In a few years, I'm sure I'll own more, and it won't be so easy then to just give it all up. But it's changed something inside me, the need and the desire to own things. I just hope I can inspire others in return to think differently about their possessions and not be afraid to let them go. At the end of the day, we don't need much to get by, even comfortably, and very few things really matter.

Except maybe books.

Friday, August 09, 2013

School's Out For Summer

After a total roller coaster of a summer break, I can hardly believe school starts back up in one week.

This has by far been the longest, most eventful summer holiday ever! We took Fifi and Lolly out of school/nursery two weeks before the end of term in June. Since then, we moved to another country, had a 'two-week holiday' with Scott's mum here, lived with my mom for another month after that, Scott applied for and got a job, and we moved into our own house. One more week of holidays, and school will start for Fifi. It's been such a long, emotional, busy, stressful and exciting summer for all of us.

When we arrived, and had all the time in the world, we made all these plans for things we would do. We wanted to make this an exciting time for the kids, to help them transition. We made it to the zoo and a cave and the cinema and bowling, but there are still tons of things I'd still like to do with the kids before I run out of time.

Today, I'm taking them bowling again. I subscribed to a Kids Bowl Free thing that gives us all two free games every day until October 31st. We've only been two or three times, so I need to step it up to enjoy the promotion. I'd love to take them back to the zoo, too, and to Heifer Village and the local water park.

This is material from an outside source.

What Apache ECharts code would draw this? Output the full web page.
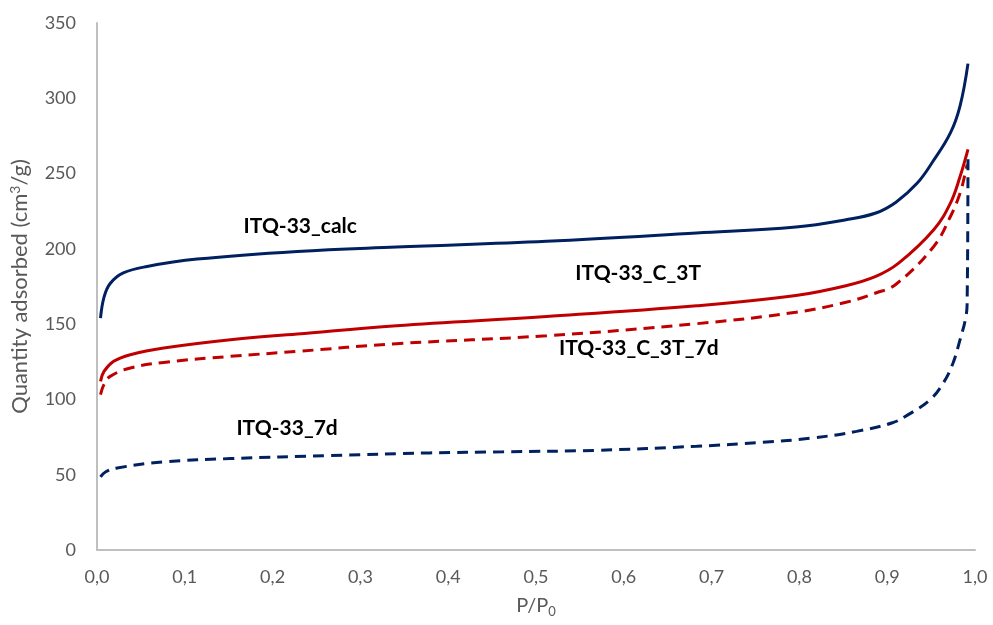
<!DOCTYPE html>
<html>
<head>
<meta charset="utf-8">
<script src="https://cdn.jsdelivr.net/npm/echarts@6/dist/echarts.min.js"></script>
<style>
  html, body { margin: 0; padding: 0; background: #fff; }
  #chart { width: 993px; height: 625px; }
</style>
</head>
<body>
<div id="chart"></div>
<script>
// Nitrogen adsorption isotherms, quantity adsorbed vs relative pressure
const calcP = [0.004, 0.008, 0.015, 0.03, 0.057, 0.114, 0.228, 0.341, 0.512, 0.683, 0.796, 0.853, 0.887, 0.91, 0.934, 0.952, 0.972, 0.983, 0.992];
const calcV = [154, 168, 177, 184, 188.3, 193.2, 198.3, 201.2, 205, 210.5, 214.5, 219.3, 223.8, 231, 243.5, 258, 277, 295, 323];

const c3tP = [0.004, 0.008, 0.019, 0.038, 0.076, 0.152, 0.228, 0.341, 0.512, 0.683, 0.796, 0.853, 0.887, 0.913, 0.953, 0.972, 0.983, 0.9906, 0.992];
const c3tV = [112, 118.6, 125.3, 129.7, 134.2, 139.7, 143.5, 149, 155.1, 162.2, 169, 175.5, 181.7, 190.5, 212.7, 230.4, 248, 263, 266];

const c3t7dP = [0.004, 0.008, 0.015, 0.038, 0.076, 0.152, 0.228, 0.341, 0.512, 0.683, 0.796, 0.853, 0.887, 0.91, 0.953, 0.972, 0.983, 0.988, 0.991];
const c3t7dV = [103.2, 110, 115.3, 120.9, 124.6, 128.6, 131.9, 137, 142.3, 150.3, 157.9, 164.5, 170.7, 176.5, 201.6, 221.5, 237, 248, 256];

const d7P = [0.004, 0.01, 0.023, 0.076, 0.152, 0.265, 0.379, 0.463, 0.569, 0.683, 0.758, 0.815, 0.865, 0.906, 0.924, 0.949, 0.964, 0.975, 0.983, 0.989, 0.991, 0.992];
const d7V = [48.5, 52, 54.5, 58.5, 60.7, 62.7, 64.5, 65.2, 66.2, 68.9, 71.5, 74.4, 78.8, 84.5, 89.9, 99.9, 111, 124.2, 139.7, 153, 163, 262];

const seriesNames = ['ITQ-33_calc', 'ITQ-33_C_3T', 'ITQ-33_C_3T_7d', 'ITQ-33_7d'];
// label anchor for each series name, in data units [P/P0, quantity]
const labelAt = [[0.2315, 214.7], [0.6164, 183.9], [0.617, 134.2], [0.2165, 81.1]];

const xTicks = { min: 0, max: 1, step: 0.1 };
const yTicks = { min: 0, max: 350, step: 50 };

const NAVY = '#002060';
const RED = '#C00000';
const AXIS_GRAY = '#595959';

function pairs(xs, ys) { return xs.map((x, i) => [x, ys[i]]); }

function makeSeries(idx, xs, ys, color, dashed) {
  return {
    name: seriesNames[idx],
    type: 'line',
    data: pairs(xs, ys),
    showSymbol: false,
    smooth: 0.4,
    lineStyle: {
      color: color,
      width: 3,
      type: dashed ? [11, 7] : 'solid',
      cap: 'butt'
    },
    markPoint: {
      symbol: 'circle',
      symbolSize: 0,
      silent: true,
      data: [{ coord: labelAt[idx] }],
      label: {
        show: true,
        position: 'inside',
        formatter: seriesNames[idx],
        color: '#000',
        fontFamily: 'Lato',
        fontWeight: 'bold',
        fontSize: 21
      }
    }
  };
}

const chart = echarts.init(document.getElementById('chart'), null, { renderer: 'canvas' });
chart.setOption({
  animation: false,
  backgroundColor: '#fff',
  grid: { left: 96, right: 18, top: 23, bottom: 75, containLabel: false },
  xAxis: {
    type: 'value',
    min: xTicks.min, max: xTicks.max, interval: xTicks.step,
    name: '{n|P/P}{s|0}',
    nameLocation: 'middle',
    nameGap: 43,
    nameTextStyle: {
      rich: {
        n: { fontFamily: 'Lato', fontSize: 20, color: AXIS_GRAY },
        s: { fontFamily: 'Lato', fontSize: 13, color: AXIS_GRAY, verticalAlign: 'bottom', padding: [12, 0, 0, 0] }
      }
    },
    axisLine: { show: true, lineStyle: { color: '#BFBFBF', width: 2 } },
    axisTick: { show: false },
    splitLine: { show: false },
    axisLabel: {
      margin: 18,
      fontFamily: 'Lato', fontSize: 18, color: AXIS_GRAY,
      formatter: v => v.toFixed(1).replace('.', ',')
    }
  },
  yAxis: {
    type: 'value',
    min: yTicks.min, max: yTicks.max, interval: yTicks.step,
    name: '{n|Quantity adsorbed (cm}{s|3}{n|/g)}',
    nameLocation: 'middle',
    nameGap: 66,
    nameRotate: 90,
    nameTextStyle: {
      rich: {
        n: { fontFamily: 'Lato', fontSize: 22, color: AXIS_GRAY },
        s: { fontFamily: 'Lato', fontSize: 14, color: AXIS_GRAY, verticalAlign: 'top', padding: [0, 0, 9, 0] }
      }
    },
    axisLine: { show: true, lineStyle: { color: '#BFBFBF', width: 2 } },
    axisTick: { show: false },
    splitLine: { show: false },
    axisLabel: { margin: 21, fontFamily: 'Lato', fontSize: 18, color: AXIS_GRAY }
  },
  series: [
    makeSeries(0, calcP, calcV, NAVY, false),
    makeSeries(1, c3tP, c3tV, RED, false),
    makeSeries(2, c3t7dP, c3t7dV, RED, true),
    makeSeries(3, d7P, d7V, NAVY, true)
  ]
});
</script>
</body>
</html>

Despite our efforts, I don't feel like I've given the kids a very relaxing summer. It's probably just Mummy Guilt, I know, but with all the emotional stresses of moving twice in six weeks and looking for jobs and missing friends, I've been overly snippy and tired and cranky. As much as I wanted to make this move as smooth as possible for the kids, it's been hard all around to keep tempers from flying and the stress from bubbling over.

I guess it's probably been okay from their perspective. It's just that everywhere I go, all I hear and read is about how we parents are messing up our kids emotionally with our imperfections. It's like we better be perfect human beings who never get frazzled, angry, tired, grumpy, busy, stressed or hurried or we will damage their frail developing souls and cause lasting trauma from which they will never heal.

I get the point, but I wonder if the people who say these things are actually robots who have only robot children.

I keep having to remind myself that my brothers and I grew up with normal parents who lost their tempers, were busy with chores, got worn out, made us play outside so they could get some peace and sometimes even - gasp - punished us, and for the most part, we all turned out fairly unscathed...

So I'm just going to remind myself - and anyone else who feels the same - right now that just the fact that we do worry about damaging our kids and that we make the effort to build them up as best as we can, has to mean that we are doing something right. Our kids, in fact, probably are pretty happy. I'll keep trying to do better, but I am saying No to The Guilt.

And I'm going to love my last week with the wee rascals.